Averaging your mana costs to acceptable levels is one thing, but you must also ensure that the units you add to your deck are able to counter the many different types of enemies, including flying units, swarm cards, and bigger characters. There’s nothing worse than being in the middle of a match when your opponent suddenly summons a flying unit, only to find that you don’t have a single card that can attack aerial enemies.
In the same vein, you must also have units that can counter swarms, such as those who can deal damage in an area, as well as units that can deal tons of damage with every single hit, which is great for countering big enemies.
Card Type Distribution
Though this is the aspect that might vary the most depending on your strategy and build, a good idea when it comes to choosing the unit/spell ratio is to have 8 units and 2 spells in your deck. Spells can be great, but they don’t win matches—it’s your units who will be pushing the enemy towers, capturing bridges, and doing all the heavy lifting, while your spells are more for support and for giving your main army an extra boost.

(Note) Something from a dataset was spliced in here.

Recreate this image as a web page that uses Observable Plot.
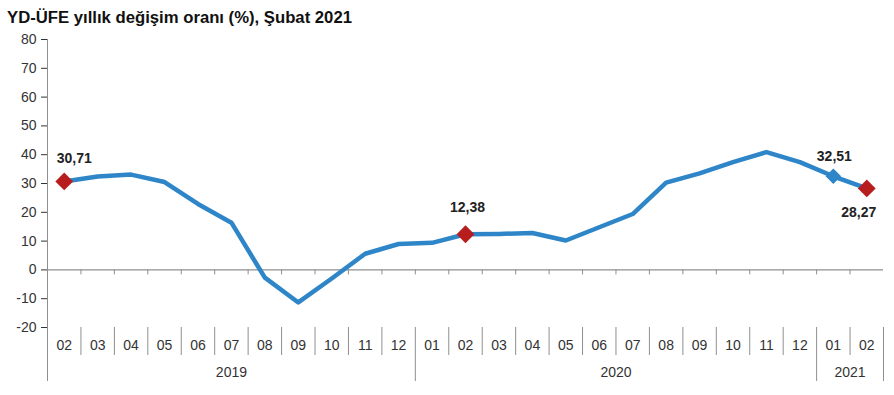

There are a few other aspects that you might need to consider later on, such as building around your selected Master, having specialized cards in your deck that you can use in specific situations to counter certain opponents, or having a certain strategy or win condition. However, these are more advanced aspects and aren’t as vital at the beginning than these basic elements. You have to crawl before you can walk, and then keep practicing until you can eventually run.